The-moon is a Wiki. Like the well-known Wikipedia, it is a collaborative web site containing written and visual information about Earth's satellite that anyone can contribute to and edit. The idea is to increase and refine the site's content over time.
The introduction to the site is written by Chuck Wood, a scientist currently with the Planetary Science Institute in Tucson, Arizona. He has many interests, but I think it's fair to say Dr. Wood is nuts about the Moon.
Wood doesn't specifically mention amateur observers, but what better project for them to be involved in? Anyone can upload photos, descriptions, and history of lunar features. Plus, there are lots of existing collections of Moon images out there to be plundered (assuming they are not copyrighted) and added to The-moon.
Speaking of collections, a lot of people are over the Moon about the release of super-high-resolution scans of Apollo-era photographs. The digital archive is being created by Arizona State University and NASA's Johnson Space Center in Houston. Instead of the lesser-quality reproductions previously available, these scans are being made from the original negatives, many of which have been in cold storage for decades.

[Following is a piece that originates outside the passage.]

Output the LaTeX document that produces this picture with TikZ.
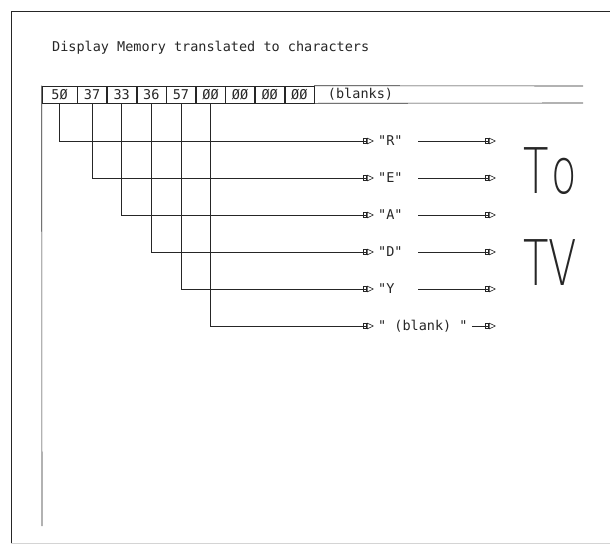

The scans will contain an unprecedented amount of detail. For example, a scan of a single 4.7-inch-square frame from the Apollo Mapping Camera — one of the instruments used to photograph the lunar surface — will contain 1.3 gigabytes of data. Scans will reproduce 16,000 shades of gray. The project will take about 3 years to complete and will scan some 36,000 images.
In a way, we'll all be seeing the Moon as we've never seen it before. Maybe somebody will finally catch a glimpse of the wires and nails holding up the movie stage in Nevada where the Apollo program was faked.